FPGA Implementations
The results of our XTEA implementations on FPGAs are summarized in Table 5 for tiny XTEA and Table 6 for speed XTEA. We expect from the ASIC analysis in Table 2 that TinyXTEA-1, using only one adder, consumes a slightly larger area than TinyXTEA-3 with three adders. Table 5 shows that this holds true for the FPGA implementation as well. Figure 5 summarizes the results from Table 5 and Table 6 graphically. Three separate clusters can be easily identified, one for tiny XTEA and AES, one for stream ciphers, and one for fast XTEA and AES implementations. The results for tiny XTEA and AES are very similar, however stream ciphers have a higher throughput while consuming a smaller or similar sized area.

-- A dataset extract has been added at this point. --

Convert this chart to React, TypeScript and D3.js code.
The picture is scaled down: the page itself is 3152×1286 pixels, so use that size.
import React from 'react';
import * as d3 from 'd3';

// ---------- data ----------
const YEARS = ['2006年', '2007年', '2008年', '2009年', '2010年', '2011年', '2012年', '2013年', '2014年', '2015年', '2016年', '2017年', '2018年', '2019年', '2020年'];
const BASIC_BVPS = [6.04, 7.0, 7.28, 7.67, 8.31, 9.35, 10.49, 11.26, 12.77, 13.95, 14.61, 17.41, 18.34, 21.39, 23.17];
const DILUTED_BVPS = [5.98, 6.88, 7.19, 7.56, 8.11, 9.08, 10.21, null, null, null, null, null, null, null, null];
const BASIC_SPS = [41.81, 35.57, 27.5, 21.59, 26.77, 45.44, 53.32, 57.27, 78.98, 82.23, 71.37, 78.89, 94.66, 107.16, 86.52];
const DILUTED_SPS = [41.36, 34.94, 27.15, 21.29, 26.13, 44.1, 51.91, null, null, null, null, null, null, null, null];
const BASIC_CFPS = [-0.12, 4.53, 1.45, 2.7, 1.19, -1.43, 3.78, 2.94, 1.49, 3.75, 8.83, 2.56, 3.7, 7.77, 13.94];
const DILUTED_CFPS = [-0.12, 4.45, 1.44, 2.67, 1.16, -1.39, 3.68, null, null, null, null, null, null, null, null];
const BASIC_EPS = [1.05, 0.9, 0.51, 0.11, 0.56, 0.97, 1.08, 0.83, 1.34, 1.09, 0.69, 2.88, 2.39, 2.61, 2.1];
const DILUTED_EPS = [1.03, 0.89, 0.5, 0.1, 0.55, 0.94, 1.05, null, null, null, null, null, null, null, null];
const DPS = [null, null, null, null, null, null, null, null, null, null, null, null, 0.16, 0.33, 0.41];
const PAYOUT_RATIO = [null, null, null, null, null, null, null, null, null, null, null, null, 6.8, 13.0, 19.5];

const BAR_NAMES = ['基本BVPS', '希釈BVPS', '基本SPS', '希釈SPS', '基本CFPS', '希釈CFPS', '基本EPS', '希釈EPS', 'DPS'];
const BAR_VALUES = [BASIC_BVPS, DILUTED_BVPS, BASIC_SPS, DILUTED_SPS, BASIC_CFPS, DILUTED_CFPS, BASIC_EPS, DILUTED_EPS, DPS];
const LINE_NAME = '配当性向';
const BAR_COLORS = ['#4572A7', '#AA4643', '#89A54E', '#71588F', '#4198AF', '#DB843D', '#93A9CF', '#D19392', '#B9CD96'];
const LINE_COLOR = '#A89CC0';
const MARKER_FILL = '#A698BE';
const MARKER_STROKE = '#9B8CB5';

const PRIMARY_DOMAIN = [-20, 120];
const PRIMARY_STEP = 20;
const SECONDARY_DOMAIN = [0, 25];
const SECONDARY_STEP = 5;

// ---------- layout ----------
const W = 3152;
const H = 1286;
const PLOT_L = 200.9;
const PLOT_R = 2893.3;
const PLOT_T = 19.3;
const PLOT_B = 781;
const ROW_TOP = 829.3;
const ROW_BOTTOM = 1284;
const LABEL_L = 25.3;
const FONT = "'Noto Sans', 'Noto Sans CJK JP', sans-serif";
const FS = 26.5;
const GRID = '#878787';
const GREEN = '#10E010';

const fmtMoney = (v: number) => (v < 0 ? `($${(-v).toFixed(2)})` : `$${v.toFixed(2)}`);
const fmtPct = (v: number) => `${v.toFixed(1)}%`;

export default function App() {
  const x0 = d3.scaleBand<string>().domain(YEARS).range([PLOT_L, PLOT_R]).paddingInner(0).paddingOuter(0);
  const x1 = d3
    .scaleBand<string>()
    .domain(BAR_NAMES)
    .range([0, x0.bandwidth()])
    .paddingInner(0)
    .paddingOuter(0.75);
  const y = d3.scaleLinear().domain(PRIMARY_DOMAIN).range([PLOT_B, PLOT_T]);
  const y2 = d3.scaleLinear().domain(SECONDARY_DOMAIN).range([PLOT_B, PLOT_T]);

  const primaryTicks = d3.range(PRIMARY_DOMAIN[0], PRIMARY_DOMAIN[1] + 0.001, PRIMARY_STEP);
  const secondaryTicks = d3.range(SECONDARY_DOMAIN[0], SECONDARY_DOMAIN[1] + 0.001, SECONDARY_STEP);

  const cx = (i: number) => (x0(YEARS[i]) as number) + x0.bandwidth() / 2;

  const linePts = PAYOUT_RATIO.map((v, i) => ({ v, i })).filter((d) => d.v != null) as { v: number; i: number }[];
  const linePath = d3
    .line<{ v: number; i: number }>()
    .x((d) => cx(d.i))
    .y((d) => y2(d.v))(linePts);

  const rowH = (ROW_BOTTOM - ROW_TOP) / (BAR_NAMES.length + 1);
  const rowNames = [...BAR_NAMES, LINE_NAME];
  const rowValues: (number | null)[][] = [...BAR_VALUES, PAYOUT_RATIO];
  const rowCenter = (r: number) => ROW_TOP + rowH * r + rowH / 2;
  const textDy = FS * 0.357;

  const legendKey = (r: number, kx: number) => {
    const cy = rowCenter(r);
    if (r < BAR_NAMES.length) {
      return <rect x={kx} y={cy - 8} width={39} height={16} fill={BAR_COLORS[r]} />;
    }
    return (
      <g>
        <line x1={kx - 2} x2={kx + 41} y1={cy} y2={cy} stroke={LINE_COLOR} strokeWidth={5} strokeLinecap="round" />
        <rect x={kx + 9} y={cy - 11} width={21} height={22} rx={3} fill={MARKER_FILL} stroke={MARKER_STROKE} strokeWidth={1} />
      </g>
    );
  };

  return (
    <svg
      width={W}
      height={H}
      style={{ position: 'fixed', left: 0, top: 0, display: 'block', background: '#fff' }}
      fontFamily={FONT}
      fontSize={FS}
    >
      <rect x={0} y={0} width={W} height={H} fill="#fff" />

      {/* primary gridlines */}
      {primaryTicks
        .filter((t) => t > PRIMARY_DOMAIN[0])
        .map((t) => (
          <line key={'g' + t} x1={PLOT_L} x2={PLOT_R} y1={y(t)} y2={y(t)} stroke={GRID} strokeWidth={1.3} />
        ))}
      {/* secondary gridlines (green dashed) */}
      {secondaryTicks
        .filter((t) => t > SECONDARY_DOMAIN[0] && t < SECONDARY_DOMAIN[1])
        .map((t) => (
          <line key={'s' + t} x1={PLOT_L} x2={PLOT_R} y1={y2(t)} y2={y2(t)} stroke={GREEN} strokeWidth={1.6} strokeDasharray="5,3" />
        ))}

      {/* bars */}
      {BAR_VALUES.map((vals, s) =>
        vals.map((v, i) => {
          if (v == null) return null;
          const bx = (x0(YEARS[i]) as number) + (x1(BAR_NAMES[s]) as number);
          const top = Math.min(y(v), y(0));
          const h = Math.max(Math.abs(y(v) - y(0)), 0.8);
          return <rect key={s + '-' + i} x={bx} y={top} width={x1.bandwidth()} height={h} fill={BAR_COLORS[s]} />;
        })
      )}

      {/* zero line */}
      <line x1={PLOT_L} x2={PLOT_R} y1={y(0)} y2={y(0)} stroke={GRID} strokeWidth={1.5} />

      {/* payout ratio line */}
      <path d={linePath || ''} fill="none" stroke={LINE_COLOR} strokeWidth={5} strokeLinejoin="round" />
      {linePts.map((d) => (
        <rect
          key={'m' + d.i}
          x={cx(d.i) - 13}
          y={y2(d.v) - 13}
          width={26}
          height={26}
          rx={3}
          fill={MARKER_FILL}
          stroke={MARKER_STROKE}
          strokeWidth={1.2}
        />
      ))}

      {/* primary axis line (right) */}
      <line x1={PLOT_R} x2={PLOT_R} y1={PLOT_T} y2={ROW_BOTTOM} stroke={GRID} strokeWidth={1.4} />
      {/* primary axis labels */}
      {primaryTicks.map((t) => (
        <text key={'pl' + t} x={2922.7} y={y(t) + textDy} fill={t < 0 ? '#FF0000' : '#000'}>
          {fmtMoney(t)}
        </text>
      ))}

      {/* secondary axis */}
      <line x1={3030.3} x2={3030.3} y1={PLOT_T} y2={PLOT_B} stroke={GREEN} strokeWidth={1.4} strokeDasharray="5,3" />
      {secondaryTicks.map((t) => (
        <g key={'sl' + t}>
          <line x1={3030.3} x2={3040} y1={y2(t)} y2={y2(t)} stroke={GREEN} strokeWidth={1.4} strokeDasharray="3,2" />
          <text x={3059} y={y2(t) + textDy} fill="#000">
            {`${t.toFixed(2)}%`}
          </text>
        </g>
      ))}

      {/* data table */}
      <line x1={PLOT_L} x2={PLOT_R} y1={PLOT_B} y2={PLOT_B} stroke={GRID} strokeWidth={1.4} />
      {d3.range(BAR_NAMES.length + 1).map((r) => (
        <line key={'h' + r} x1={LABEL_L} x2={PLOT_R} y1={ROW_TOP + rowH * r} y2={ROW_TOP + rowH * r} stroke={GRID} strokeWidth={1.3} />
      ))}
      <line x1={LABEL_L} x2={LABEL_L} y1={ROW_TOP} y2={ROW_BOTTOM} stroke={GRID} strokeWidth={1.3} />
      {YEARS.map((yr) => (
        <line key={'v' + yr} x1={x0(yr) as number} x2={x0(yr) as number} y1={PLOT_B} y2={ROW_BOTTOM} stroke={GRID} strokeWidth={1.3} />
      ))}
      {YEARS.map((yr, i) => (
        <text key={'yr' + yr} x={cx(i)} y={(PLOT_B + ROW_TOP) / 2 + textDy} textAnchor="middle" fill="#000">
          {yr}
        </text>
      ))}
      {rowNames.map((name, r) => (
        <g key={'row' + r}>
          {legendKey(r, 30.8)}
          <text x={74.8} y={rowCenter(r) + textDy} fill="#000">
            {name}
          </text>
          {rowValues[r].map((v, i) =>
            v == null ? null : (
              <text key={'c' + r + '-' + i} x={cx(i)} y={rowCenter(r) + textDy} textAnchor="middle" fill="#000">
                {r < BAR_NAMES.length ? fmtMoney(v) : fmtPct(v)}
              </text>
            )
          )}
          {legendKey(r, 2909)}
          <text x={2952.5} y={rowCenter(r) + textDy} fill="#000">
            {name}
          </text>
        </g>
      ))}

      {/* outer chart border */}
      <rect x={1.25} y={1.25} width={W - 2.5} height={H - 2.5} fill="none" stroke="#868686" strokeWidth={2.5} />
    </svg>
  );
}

The throughput of TinyXTEA-3 is almost twice as fast as TinyXTEA-1 since it needs half as many clock cycles to encrypt one block of data. This is also reflected in the throughput to area ratio. The smallest AES implementation is the 8-bit AES by Good and Benaissa [30] which is similar in size to TinyXTEA. However, its throughput is almost 9 times lower than TinyXTEA-3. The AES by Chodowiec and Gaj [31] is twice as large as TinyXTEA-3 and its throughput is almost twice as fast leading to a similar throughput area ratio. The 128-bit key versions of the stream ciphers [32] MICKEY and Grain have a higher throughput area ratio than XTEA or AES and occupy less area. We would like to remark that our implementation does not involve block RAMs. The high speed XTEA implementations summarized in Table 6 confirm our predictions from Table 1 . SpeedXTEA-2, with 2 cuts per halfround, has a much shorter critical path delay than SpeedXTEA-1, and even though it consumes more area, its throughput to area ratio is larger. Good and Benaissa report on two fully loop unrolled high speed AES implementations in [30] , one on a Xilinx Spartan 3 (AES 128-bit (S)) and one on a Xilinx Virtex-E (AES 128-bit (V)). The AES implementation has a slightly shorter critical path delay than the SpeedXTEA-2 implementation on the same device and consume almost the same amount of area. However, due to its two times larger block size the throughput area ratio of AES is two times higher.
Conclusion
Our results on ASIC and FPGA show that XTEA is suitable for high-speed applications, however, it does not perform as fast as AES. Any speed improvement for XTEA would likely involve a significant increase in area and result in a lower throughput area ratio. Our ultra-low power implementation show that XTEA might be better suited for low resource environments than AES. Furthermore, XTEA's smaller block size of 64-bit is advantageous for applications where fewer than 128 bits of data have to be encrypted at a time. However, stream ciphers are a very interesting option as they have a higher throughput while consuming a smaller or similar sized area. The small code size of XTEA makes it an interesting choice in environments where some devices use software and other use hardware implementations.